The razor cut is quite popular in West Africa and Mzala considers himself privileged to have worked with a Ghanaian barber some four years ago.

“He taught me well and I have never stopped since then,” he says.

He has gone on to teach two other people who are doing it in Gaborone.

“I think we should be five in number here in Gaborone.  It’s quite a popular cut in West Africa. It is not so popular in southern Africa,” he says. A Zimbabwean barber based in Botswana, Liqhwa Sibanda, knows 24-year-old Mzala and speaks highly of his work.

“It’s no surprise that he has an average of 20 people a day and some of them high profile people,” Sibanda says.

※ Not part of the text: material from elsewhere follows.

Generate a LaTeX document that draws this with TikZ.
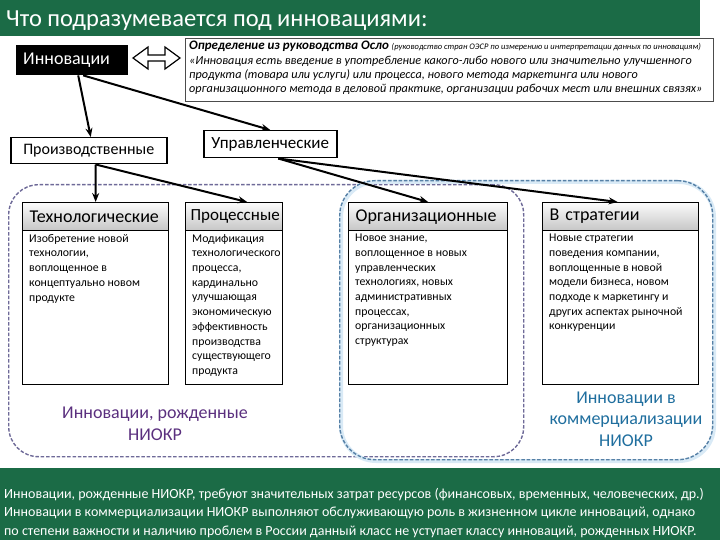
\documentclass[tikz,border=0pt]{standalone}
\usepackage{fontspec}
\setmainfont{Carlito}
\usetikzlibrary{arrows.meta}
\definecolor{grn}{HTML}{1B6B46}
\definecolor{regpurple}{HTML}{6E6A98}
\definecolor{regblue}{HTML}{5680A6}
\definecolor{glowblue}{HTML}{D9EAF6}
\definecolor{txtpurple}{HTML}{5A2F7E}
\definecolor{txtblue}{HTML}{1F6E9E}
\begin{document}
\begin{tikzpicture}[x=1pt,y=-1pt,
  conn/.style={line width=2pt,-{Stealth[length=9pt,width=7pt]}},
  plainbox/.style={draw,line width=1.5pt,fill=white,anchor=north west,inner xsep=6pt,align=left},
  hdr/.style={draw,line width=1.3pt,top color=gray!3,bottom color=gray!45,anchor=north west,minimum height=28pt,inner xsep=7pt,align=left,font=\fontsize{18}{20}\selectfont},
  bodybox/.style={draw,line width=1.3pt,fill=white,anchor=north west},
  bodytxt/.style={anchor=north west,inner sep=0pt,align=left,font=\fontsize{11.8}{14.7}\selectfont},
  region/.style={anchor=north west,line width=1.4pt,dash pattern=on 3.5pt off 1.8pt,inner sep=0pt},
  reglabel/.style={align=center,inner sep=0pt}]
\useasboundingbox (0,0) rectangle (720,540);
% title bar
\fill[grn] (0,0) rectangle (700,36);
\node (title) [anchor=base west,text=white,inner sep=0pt,font=\fontsize{24.5}{26}\selectfont] at (6,27) {Что подразумевается под инновациями:};
% bottom bar
\fill[grn] (0,468) rectangle (720,540);
\node (note) [anchor=north west,text=white,inner sep=0pt,align=left,font=\fontsize{14}{18.3}\selectfont] at (4,488) {Инновации, рожденные НИОКР, требуют значительных затрат ресурсов (финансовых, временных, человеческих, др.)\\Инновации в коммерциализации НИОКР выполняют обслуживающую роль в жизненном цикле инноваций, однако\\по степени важности и наличию проблем в России данный класс не уступает классу инноваций, рожденных НИОКР.};
% regions
\node (rnd) [region,draw=regpurple,rounded corners=30pt,minimum width=515pt,minimum height=272pt] at (8,184) {};
\node (rcomglow) [anchor=north west,draw=glowblue,line width=4pt,rounded corners=35pt,minimum width=373pt,minimum height=279pt,inner sep=0pt] at (339,180) {};
\node (rcom) [region,draw=regblue,rounded corners=35pt,minimum width=373pt,minimum height=279pt] at (339,180) {};
\node (rndlbl) [reglabel,text=txtpurple,font=\fontsize{18}{22}\selectfont] at (155,424) {Инновации, рожденные\\НИОКР};
\node (rcomlbl) [reglabel,text=txtblue,font=\fontsize{18}{21.5}\selectfont] at (626,419) {Инновации в\\коммерциализации\\НИОКР};
% top part
\node (innov) [anchor=north west,fill=black,text=white,minimum width=112pt,minimum height=30pt,text width=98pt,inner xsep=7pt,align=left,font=\fontsize{18}{20}\selectfont] at (16,45) {Инновации};
\draw[line width=1.2pt,fill=white] (133,58) -- (148,47) -- (148,55) -- (165,55) -- (165,47) -- (180,58) -- (165,69) -- (165,61) -- (148,61) -- (148,69) -- cycle;
\node (defn) [anchor=north west,draw=black!70,line width=0.8pt,minimum width=528pt,minimum height=63pt,inner sep=0pt] at (185,38) {};
\node (defntxt) [anchor=north west,inner sep=0pt,align=left,font=\fontsize{12.2}{14.3}\selectfont\itshape] at (189,41) {{\fontsize{13}{14.3}\selectfont\bfseries Определение из руководства Осло} {\fontsize{8.5}{14.3}\selectfont (руководство стран ОЭСР по измерению и интерпретации данных по инновациям)}\\«Инновация есть введение в употребление какого-либо нового или значительно улучшенного\\продукта (товара или услуги) или процесса, нового метода маркетинга или нового\\организационного метода в деловой практике, организации рабочих мест или внешних связях»};
\node (prod) [plainbox,minimum width=156pt,minimum height=26pt,inner xsep=5pt,font=\fontsize{16}{19}\selectfont] at (10,137) {Производственные};
\node (upr) [plainbox,minimum width=133pt,minimum height=27pt,font=\fontsize{17}{19}\selectfont] at (203,130) {Управленческие};
% columns
\node (techb) [bodybox,minimum width=146pt,minimum height=154pt] at (22,230) {};
\node (tech) [hdr,minimum width=146pt,text width=132pt] at (22,202) {Технологические};
\node (techt) [bodytxt] at (29,234) {Изобретение новой\\технологии,\\воплощенное в\\концептуально новом\\продукте};
\node (procb) [bodybox,minimum width=97pt,minimum height=154pt] at (185,230) {};
\node (proc) [hdr,minimum width=97pt,text width=87pt,inner xsep=5pt,font=\fontsize{17}{20}\selectfont] at (185,202) {Процессные};
\node (proct) [bodytxt] at (192,234) {Модификация\\технологического\\процесса,\\кардинально\\улучшающая\\экономическую\\эффективность\\производства\\существующего\\продукта};
\node (orgb) [bodybox,minimum width=159pt,minimum height=154pt] at (348,230) {};
\node (org) [hdr,minimum width=159pt,text width=145pt] at (348,202) {Организационные};
\node (orgt) [bodytxt] at (355,234) {Новое знание,\\воплощенное в новых\\управленческих\\технологиях, новых\\административных\\процессах,\\организационных\\структурах};
\node (stratb) [bodybox,minimum width=156pt,minimum height=154pt] at (542,230) {};
\node (strat) [hdr,minimum width=156pt,text width=142pt] at (542,202) {В стратегии};
\node (stratt) [bodytxt] at (549,234) {Новые стратегии\\поведения компании,\\воплощенные в новой\\модели бизнеса, новом\\подходе к маркетингу и\\других аспектах рыночной\\конкуренции};
% connectors
\draw[conn] ([xshift=6pt]innov.south) -- ([xshift=2pt]prod.north);
\draw[conn] ([xshift=11pt]innov.south) -- (upr.north);
\draw[conn] ([xshift=7pt]prod.south) -- (tech.north);
\draw[conn] ([xshift=7pt]prod.south) -- ([xshift=13pt]proc.north);
\draw[conn] ([xshift=8pt]upr.south) -- (org.north);
\draw[conn] ([xshift=8pt]upr.south) -- ([xshift=-3pt]strat.north);
\end{tikzpicture}
\end{document}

Former-Zebras star Thato Siska, businessman McLean Letshwiti, and several musicians and footballers are some of Mzala’s clients. Sibanda believes the talented artist-cum-barber could do well in a set up like in Zimbabwe.

“He would do well in a place where there are always power cuts like in Zimbabwe because he can do any cut with the razor,” he explains.

Mzala wants to take his work beyond the borders of Botswana.

“I would want to take my work to a different country and economy because it is a skill that is applicable in any part of the world,” Mzala says, adding that sketching will have to wait a bit.

He has seen how local artists struggle to sell their pieces and would rather focus on hair for now.  In fact, he has a piece he drew months ago and is without a buyer in a shop in Maruapula.

Art here in Botswana, he says, is different from elsewhere as it is not supported.

“People will love it and marvel, but not buy,” he says.

Jokingly, he adds: “This is why I am doing this (razor cut).  I know hair is growing everyday so people have no choice but to come here.”

Although he misses sketching, which he rarely does because of work demands, he finds consolation in razor cutting.

“I believe I apply the same technique in this,” he says. Just like most artists, he does not believe he needs to go to school for what he does.

“I am beyond school limits.  No one can teach me this.  They would be scared,” he says.

He, however, admits that it took a few mistakes for him to master the art.

He considers mistakes a learning curve that taught him to be more careful when working on people’s heads.

His patience has since paid off as people love his work.  One of his regular clients, Peter Ncube, says: “My wife will not allow me to get my haircut done by anyone else.  In fact, she is the one who referred me to him.”

Ncube says Mzala did his wife’s eyebrows for a relative’s wedding using a razor and the whole family has since been loyal customers to him.

That alone thrills Mzala who says, “It makes me feel big, it simply tells me people appreciate what I am doing and they believe in me”.

Adept as he is at what he does, Mzala does have people he admires. One of them is a local painter, Lazarus Madoko, a former classmate of his. He believes the support President Ian Khama has given to the arts the industry will certainly grow.

He says it pains him to see artistically gifted youngsters who have dreams of making something out of that gift branch out to do other things in life for fear art may not pay them well.

Mzala has started teaching his younger brother how to do the razor cut.

The two come from an artistic family. Their mother does sewing while a close cousin of theirs, Isaac Monare, does portraits.

While doing his work, Mzala plays his favourite Hip Hop music.  He is also a fan of House.  He says that he is grateful for his former boss and the first few clients who have stuck by him.

He says: “For now I am just surviving but I want to do big.”